___ DATASET CONTENT

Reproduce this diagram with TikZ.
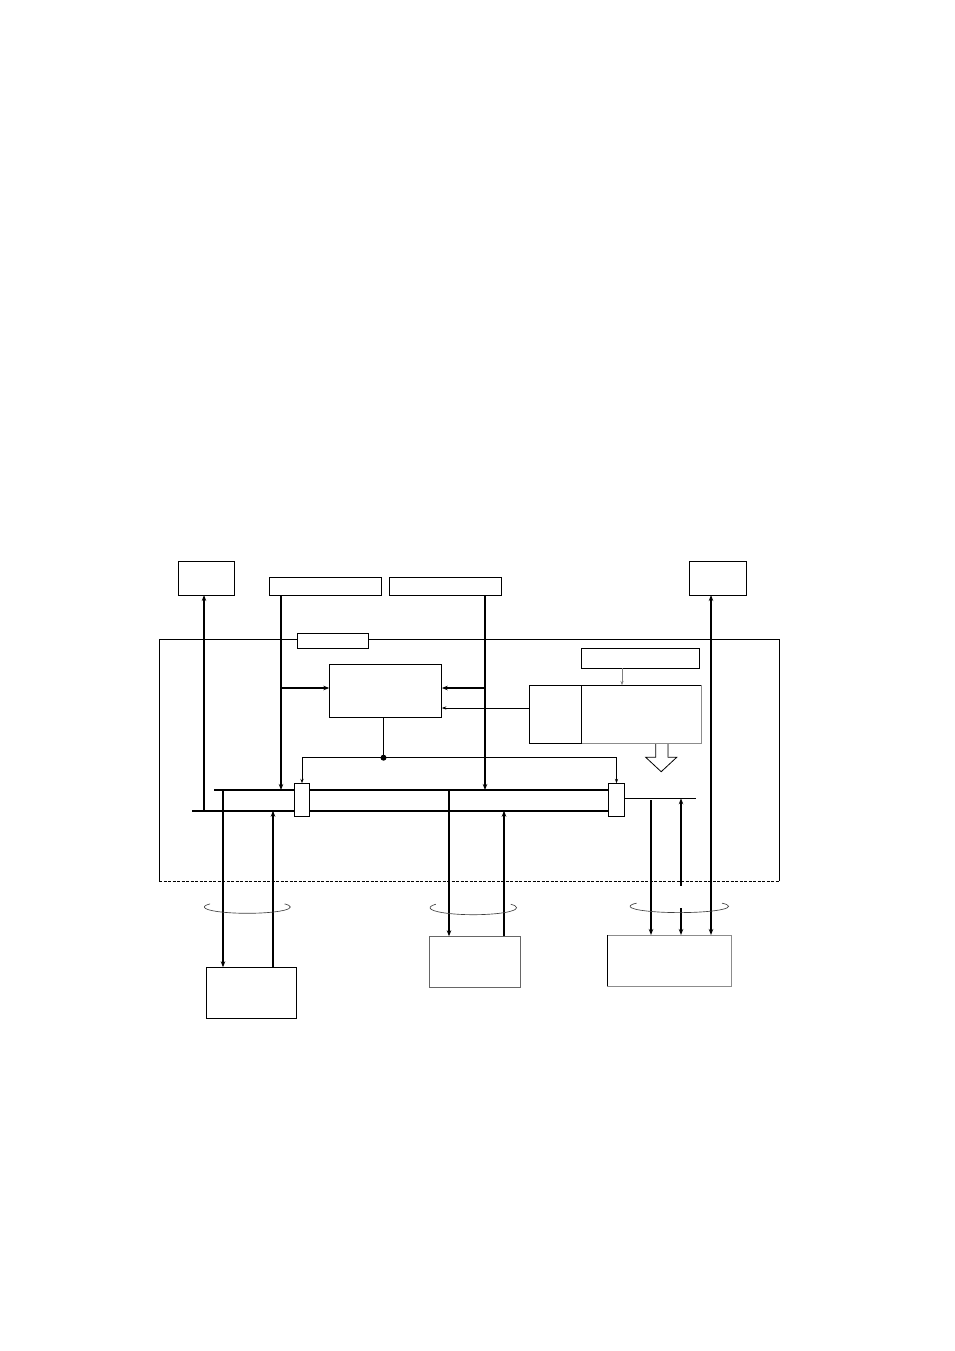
\documentclass[tikz,border=0pt]{standalone}
\usetikzlibrary{arrows.meta}
\begin{document}
\begin{tikzpicture}[x=1pt,y=-1pt,
  box/.style={draw,line width=0.8pt,fill=white,inner sep=0pt,outer sep=0pt,anchor=north west},
  thk/.style={line width=1.7pt},
  thn/.style={line width=0.8pt},
  arr/.style={-{Stealth[length=6pt,width=4.5pt]}},
  darr/.style={{Stealth[length=6pt,width=4.5pt]}-{Stealth[length=6pt,width=4.5pt]}},
  sarr/.style={-{Stealth[length=4.5pt,width=3.2pt]}},
  loopln/.style={line width=0.65pt,draw=black!75},
]
\useasboundingbox (0,0) rectangle (954,1351);
% reference x and y positions
\coordinate (x204) at (204,0); \coordinate (x223) at (223,0);
\coordinate (x273) at (273,0); \coordinate (x281) at (281,0);
\coordinate (x383) at (383.5,0);
\coordinate (x449) at (449,0); \coordinate (x485) at (485,0);
\coordinate (x504) at (504,0); \coordinate (x622) at (622,0);
\coordinate (x651) at (651,0); \coordinate (x681) at (681,0);
\coordinate (x696) at (696,0); \coordinate (x711) at (711,0);
\coordinate (y688) at (0,688); \coordinate (y708) at (0,708);
\coordinate (y757) at (0,757.7);
\coordinate (y798) at (0,798.3); \coordinate (y800) at (0,800);
\coordinate (y886) at (0,885.7); \coordinate (y908) at (0,908);
\coordinate (ubL) at (214,790); \coordinate (lbL) at (192,810.7);

% outer frame
\draw[thn] (159,881) -- (159,639.3) -- (779.3,639.3) -- (779.3,881);
\draw[thn,dash pattern=on 3pt off 1.5pt] (159,881) -- (779.3,881);

% hollow arrow (below the box it leaves)
\draw[thn,fill=white] (655.7,740) -- (655.7,757.3) -- (645.7,757.3) -- (661.2,771.7)
  -- (676.7,757.3) -- (668,757.3) -- (668,740);
\draw[thn,draw=black!40] (668,743) -- (668,757.3);

% boxes
\node[box,minimum width=56pt,minimum height=34pt] (tl) at (178.3,561) {};
\node[box,minimum width=112.5pt,minimum height=18pt] (b2) at (269.3,577.3) {};
\node[box,minimum width=112.5pt,minimum height=18pt] (b3) at (389.3,577.3) {};
\node[box,minimum width=57.5pt,minimum height=34pt] (tr) at (689.3,561) {};
\node[box,minimum width=71.5pt,minimum height=15pt] (lab) at (297.3,633.3) {};
\node[box,minimum width=112.5pt,minimum height=53pt] (cb) at (329.3,664.3) {};
\node[box,minimum width=118.5pt,minimum height=20pt] (spec) at (581.3,648.3) {};
\node[box,draw=black!45,minimum width=120pt,minimum height=57.7pt] (bR) at (581.3,685.3) {};
\node[box,minimum width=52pt,minimum height=57.7pt] (bL) at (529.3,685.3) {};
\draw[thn] (bR.north west) -- (bR.north east);
\node[box,minimum width=15.4pt,minimum height=33.4pt] (lsb) at (294.3,783.3) {};
\node[box,minimum width=16.4pt,minimum height=33pt] (rsb) at (608.3,783.3) {};
\node[box,minimum width=90.4pt,minimum height=51pt] (bl) at (206.3,967.3) {};
\node[box,draw=black!60,minimum width=91pt,minimum height=51pt] (bm) at (429.3,936.3) {};
\node[box,draw=black!45,minimum width=123.3pt,minimum height=51pt] (br) at (607.7,935) {};
\draw[thn] (br.north west) -- (br.south west);

% buses
\draw[thk] (ubL) -- (ubL -| lsb.west) (ubL -| lsb.east) -- (ubL -| rsb.west);
\draw[thk] (lbL) -- (lbL -| lsb.west) (lbL -| lsb.east) -- (lbL -| rsb.west);
\draw[thn] (rsb.east |- y798) -- (x696 |- y798);

% upper connectors
\draw[thk,arr] (x204 |- lbL) -- (x204 |- tl.south);
\draw[thk,arr] (x281 |- b2.south) -- (x281 |- ubL);
\draw[thk,arr] (x281 |- y688) -- (cb.west |- y688);
\draw[thk,arr] (x485 |- b3.south) -- (x485 |- ubL);
\draw[thk,arr] (x485 |- y688) -- (cb.east |- y688);
\draw[thn,sarr] (bL.west |- y708) -- (cb.east |- y708);
\draw[thn,sarr,draw=black!50,fill=black!50] (x622 |- spec.south) -- (x622 |- bR.north);
\coordinate (dot) at (x383 |- y757);
\draw[thn] (x383 |- cb.south) -- (dot);
\draw[thn,sarr] (dot) -| (lsb.north);
\draw[thn,sarr] (dot) -| (rsb.north);
\fill (dot) circle (3pt);

% lower connectors
\draw[thk,arr] (x223 |- ubL) -- (x223 |- bl.north);
\draw[thk,arr] (x273 |- bl.north) -- (x273 |- lbL);
\draw[thk,arr] (x449 |- ubL) -- (x449 |- bm.north);
\draw[thk,arr] (x504 |- bm.north) -- (x504 |- lbL);
\draw[thk,arr] (x651 |- y800) -- (x651 |- br.north);
\draw[thk,arr] (x681 |- y886) -- (x681 |- y798);
\draw[thk,arr] (x681 |- y908) -- (x681 |- br.north);
\draw[thk,darr] (x711 |- br.north) -- (x711 |- tr.south);

% cable loops
\draw[loopln] (247.3,907) ++(150:43pt and 6.3pt)
  arc[start angle=150,end angle=390,x radius=43pt,y radius=6.3pt];
\draw[loopln] (473.3,907.7) ++(150:43.3pt and 7pt)
  arc[start angle=150,end angle=390,x radius=43.3pt,y radius=7pt];
\draw[loopln] (679.3,906.3) ++(150:49.3pt and 6.3pt)
  arc[start angle=150,end angle=390,x radius=49.3pt,y radius=6.3pt];
\end{tikzpicture}
\end{document}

______

**AIM OF THE EXERCISE**
Retype the whole listing exactly and leave the pictures out.

**REPLY TO THE TASK**
Reproduce this diagram with TikZ.
\documentclass[tikz,border=0pt]{standalone}
\usetikzlibrary{arrows.meta}
\begin{document}
\begin{tikzpicture}[x=1pt,y=-1pt,
  box/.style={draw,line width=0.8pt,fill=white,inner sep=0pt,outer sep=0pt,anchor=north west},
  thk/.style={line width=1.7pt},
  thn/.style={line width=0.8pt},
  arr/.style={-{Stealth[length=6pt,width=4.5pt]}},
  darr/.style={{Stealth[length=6pt,width=4.5pt]}-{Stealth[length=6pt,width=4.5pt]}},
  sarr/.style={-{Stealth[length=4.5pt,width=3.2pt]}},
  loopln/.style={line width=0.65pt,draw=black!75},
]
\useasboundingbox (0,0) rectangle (954,1351);
% reference x and y positions
\coordinate (x204) at (204,0); \coordinate (x223) at (223,0);
\coordinate (x273) at (273,0); \coordinate (x281) at (281,0);
\coordinate (x383) at (383.5,0);
\coordinate (x449) at (449,0); \coordinate (x485) at (485,0);
\coordinate (x504) at (504,0); \coordinate (x622) at (622,0);
\coordinate (x651) at (651,0); \coordinate (x681) at (681,0);
\coordinate (x696) at (696,0); \coordinate (x711) at (711,0);
\coordinate (y688) at (0,688); \coordinate (y708) at (0,708);
\coordinate (y757) at (0,757.7);
\coordinate (y798) at (0,798.3); \coordinate (y800) at (0,800);
\coordinate (y886) at (0,885.7); \coordinate (y908) at (0,908);
\coordinate (ubL) at (214,790); \coordinate (lbL) at (192,810.7);

% outer frame
\draw[thn] (159,881) -- (159,639.3) -- (779.3,639.3) -- (779.3,881);
\draw[thn,dash pattern=on 3pt off 1.5pt] (159,881) -- (779.3,881);

% hollow arrow (below the box it leaves)
\draw[thn,fill=white] (655.7,740) -- (655.7,757.3) -- (645.7,757.3) -- (661.2,771.7)
  -- (676.7,757.3) -- (668,757.3) -- (668,740);
\draw[thn,draw=black!40] (668,743) -- (668,757.3);

% boxes
\node[box,minimum width=56pt,minimum height=34pt] (tl) at (178.3,561) {};
\node[box,minimum width=112.5pt,minimum height=18pt] (b2) at (269.3,577.3) {};
\node[box,minimum width=112.5pt,minimum height=18pt] (b3) at (389.3,577.3) {};
\node[box,minimum width=57.5pt,minimum height=34pt] (tr) at (689.3,561) {};
\node[box,minimum width=71.5pt,minimum height=15pt] (lab) at (297.3,633.3) {};
\node[box,minimum width=112.5pt,minimum height=53pt] (cb) at (329.3,664.3) {};
\node[box,minimum width=118.5pt,minimum height=20pt] (spec) at (581.3,648.3) {};
\node[box,draw=black!45,minimum width=120pt,minimum height=57.7pt] (bR) at (581.3,685.3) {};
\node[box,minimum width=52pt,minimum height=57.7pt] (bL) at (529.3,685.3) {};
\draw[thn] (bR.north west) -- (bR.north east);
\node[box,minimum width=15.4pt,minimum height=33.4pt] (lsb) at (294.3,783.3) {};
\node[box,minimum width=16.4pt,minimum height=33pt] (rsb) at (608.3,783.3) {};
\node[box,minimum width=90.4pt,minimum height=51pt] (bl) at (206.3,967.3) {};
\node[box,draw=black!60,minimum width=91pt,minimum height=51pt] (bm) at (429.3,936.3) {};
\node[box,draw=black!45,minimum width=123.3pt,minimum height=51pt] (br) at (607.7,935) {};
\draw[thn] (br.north west) -- (br.south west);

% buses
\draw[thk] (ubL) -- (ubL -| lsb.west) (ubL -| lsb.east) -- (ubL -| rsb.west);
\draw[thk] (lbL) -- (lbL -| lsb.west) (lbL -| lsb.east) -- (lbL -| rsb.west);
\draw[thn] (rsb.east |- y798) -- (x696 |- y798);

% upper connectors
\draw[thk,arr] (x204 |- lbL) -- (x204 |- tl.south);
\draw[thk,arr] (x281 |- b2.south) -- (x281 |- ubL);
\draw[thk,arr] (x281 |- y688) -- (cb.west |- y688);
\draw[thk,arr] (x485 |- b3.south) -- (x485 |- ubL);
\draw[thk,arr] (x485 |- y688) -- (cb.east |- y688);
\draw[thn,sarr] (bL.west |- y708) -- (cb.east |- y708);
\draw[thn,sarr,draw=black!50,fill=black!50] (x622 |- spec.south) -- (x622 |- bR.north);
\coordinate (dot) at (x383 |- y757);
\draw[thn] (x383 |- cb.south) -- (dot);
\draw[thn,sarr] (dot) -| (lsb.north);
\draw[thn,sarr] (dot) -| (rsb.north);
\fill (dot) circle (3pt);

% lower connectors
\draw[thk,arr] (x223 |- ubL) -- (x223 |- bl.north);
\draw[thk,arr] (x273 |- bl.north) -- (x273 |- lbL);
\draw[thk,arr] (x449 |- ubL) -- (x449 |- bm.north);
\draw[thk,arr] (x504 |- bm.north) -- (x504 |- lbL);
\draw[thk,arr] (x651 |- y800) -- (x651 |- br.north);
\draw[thk,arr] (x681 |- y886) -- (x681 |- y798);
\draw[thk,arr] (x681 |- y908) -- (x681 |- br.north);
\draw[thk,darr] (x711 |- br.north) -- (x711 |- tr.south);

% cable loops
\draw[loopln] (247.3,907) ++(150:43pt and 6.3pt)
  arc[start angle=150,end angle=390,x radius=43pt,y radius=6.3pt];
\draw[loopln] (473.3,907.7) ++(150:43.3pt and 7pt)
  arc[start angle=150,end angle=390,x radius=43.3pt,y radius=7pt];
\draw[loopln] (679.3,906.3) ++(150:49.3pt and 6.3pt)
  arc[start angle=150,end angle=390,x radius=49.3pt,y radius=6.3pt];
\end{tikzpicture}
\end{document}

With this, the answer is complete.